What makes this moment notable is its incremental nature. Utilities are not ripping out pipes or starting over. They are layering cloud analytics onto existing infrastructure, expanding coverage one zone at a time. That approach fits the reality of tight budgets, lean staffs, and long asset life cycles.

Real-world examples help ground the promise. In Hot Springs, Arkansas, advanced metering paired with analytics revealed leaks that had slipped through routine checks, cutting non-revenue water. In Monterrey, Mexico, digital monitoring sharpened pressure management and flagged losses earlier, a crucial edge during periods of scarcity.
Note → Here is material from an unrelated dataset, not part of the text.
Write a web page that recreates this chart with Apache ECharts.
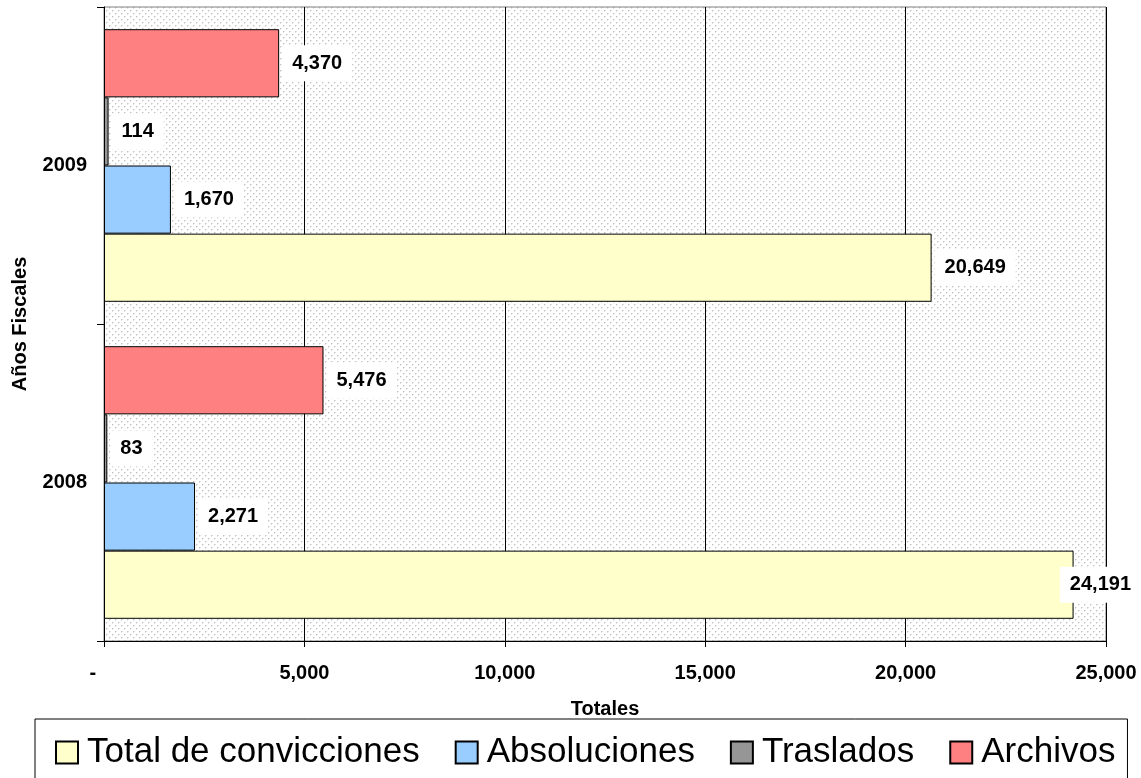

The appeal is straightforward. Continuous data on flow and pressure makes it easier to spot trouble before a small leak becomes a street closure. Faster detection lowers repair costs and improves service reliability, benefits that resonate with both operators and customers.

Challenges remain. Moving operational data to the cloud raises cybersecurity concerns. Utilities must train staff, meet regulatory rules, and work around spotty connectivity in some rural areas. Still, phased rollouts and stronger security designs are easing many of those worries.

The direction is clear. As platforms mature and evidence accumulates, leak detection is shifting from reactive repair to proactive management. For water utilities, cloud-connected IoT is no longer a side experiment. It is becoming part of the backbone of resilient water systems.